_TASK DESCRIPTION:_
Extract word for word the lines of the listing from its start to the line holding "import numpy as np", both ends kept; pictures are not part of the copy.

>> begin DATA EXTRACT

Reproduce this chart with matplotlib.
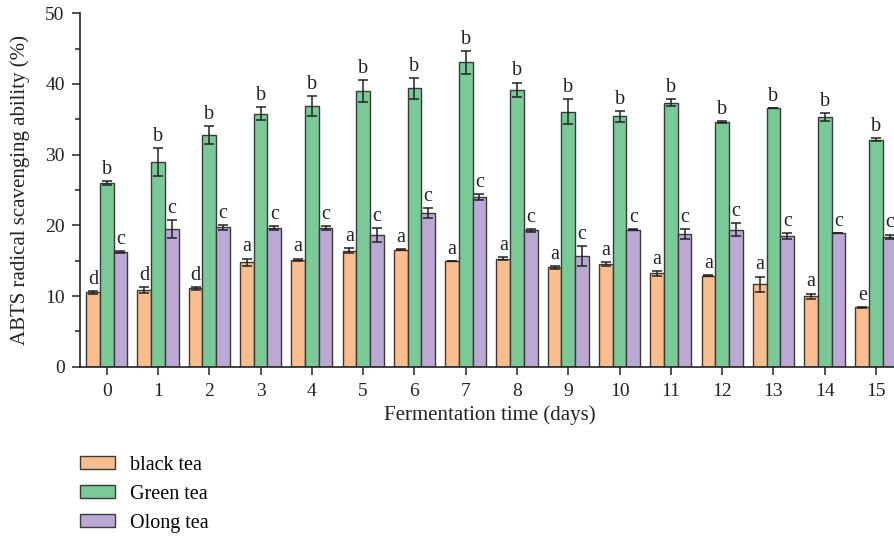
import matplotlib
matplotlib.use("Agg")
import matplotlib.pyplot as plt
import numpy as np

days = list(range(16))
black = [10.5, 10.85, 11.1, 14.8, 15.1, 16.4, 16.55, 14.95, 15.3, 14.05, 14.5, 13.2, 12.9, 11.65, 9.95, 8.4]
black_err = [0.2, 0.4, 0.2, 0.5, 0.2, 0.35, 0.05, 0.05, 0.2, 0.2, 0.3, 0.3, 0.1, 1.1, 0.4, 0.05]
green = [26.0, 29.0, 32.8, 35.8, 36.9, 39.0, 39.4, 43.07, 39.2, 36.1, 35.4, 37.35, 34.6, 36.6, 35.3, 32.1]
green_err = [0.3, 2.0, 1.3, 0.9, 1.45, 1.6, 1.5, 1.65, 1.0, 1.8, 0.8, 0.5, 0.15, 0.05, 0.6, 0.2]
olong = [16.2, 19.5, 19.7, 19.6, 19.6, 18.6, 21.75, 24.0, 19.3, 15.7, 19.4, 18.8, 19.4, 18.5, 18.9, 18.4]
olong_err = [0.15, 1.25, 0.4, 0.3, 0.3, 1.0, 0.7, 0.45, 0.2, 1.4, 0.05, 0.7, 0.9, 0.4, 0.05, 0.3]
black_letters = ["d", "d", "d"] + ["a"] * 12 + ["e"]
green_letters = ["b"] * 16
olong_letters = ["c"] * 16
series_names = ["black tea", "Green tea", "Olong tea"]
colors = ["#F9BD8E", "#79CA96", "#BBA9D3"]

plt.rcParams['font.family'] = ['Liberation Serif', 'DejaVu Serif']

fig = plt.figure(figsize=(8.95, 5.42), dpi=100)
ax = fig.add_axes([80/895, 1-366.7/542, 1-80/895, (366.7-13.3)/542])

x = np.arange(len(days))
w = 0.268
data = [(black, black_err, black_letters), (green, green_err, green_letters), (olong, olong_err, olong_letters)]
for i, (vals, errs, lets) in enumerate(data):
    xs = x + (i-1)*w
    ax.bar(xs, vals, width=w, color=colors[i], edgecolor='#3a3a3a', linewidth=1.0,
           label=series_names[i], zorder=2)
    ax.errorbar(xs, vals, yerr=errs, fmt='none', ecolor='#222222', elinewidth=1.1,
                capsize=3.5, capthick=1.1, zorder=3)
    for xx, v, e, l in zip(xs, vals, errs, lets):
        ax.annotate(l, (xx, v+e), xytext=(0, 1.5), textcoords='offset points',
                    ha='center', va='bottom', fontsize=14.5, color='#222222')

ax.set_xlim(-0.52, 15.37)
ax.set_ylim(0, 50)
ax.set_xticks(x)
ax.set_xticklabels([str(d) for d in days])
ax.set_yticks([0, 10, 20, 30, 40, 50])
ax.set_yticks([5, 15, 25, 35, 45], minor=True)
ax.spines['top'].set_visible(False)
ax.spines['right'].set_visible(False)
for s in ['left', 'bottom']:
    ax.spines[s].set_linewidth(1.2)
    ax.spines[s].set_color('#222222')
ax.tick_params(axis='both', which='major', direction='out', length=6, width=1.1, labelsize=14, colors='#222222')
ax.tick_params(axis='y', which='minor', direction='out', length=3.5, width=1.1, colors='#222222')
ax.tick_params(axis='x', pad=6)
ax.tick_params(axis='y', pad=5)
ax.set_xlabel("Fermentation time (days)", fontsize=15, color='#222222')
ax.set_ylabel("ABTS radical scavenging ability (%)", fontsize=15, color='#222222')
ax.xaxis.set_label_coords((490-80)/815, (366.7-415)/353.4)
ax.xaxis.label.set_va('center')
ax.yaxis.set_label_coords((20-80)/815, (366.7-190)/353.4)
ax.yaxis.label.set_va('center')

fig.legend(loc='upper left', bbox_to_anchor=(80/895, 1-455.5/542), frameon=False,
           fontsize=14.5, handlelength=1.74, handleheight=0.65, labelspacing=0.5,
           handletextpad=0.75, borderpad=0, borderaxespad=0)

fig.savefig("out.png", dpi=100)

>> end DATA EXTRACT

_SOLUTION FOR THIS EXERCISE:_
Reproduce this chart with matplotlib.
import matplotlib
matplotlib.use("Agg")
import matplotlib.pyplot as plt
import numpy as np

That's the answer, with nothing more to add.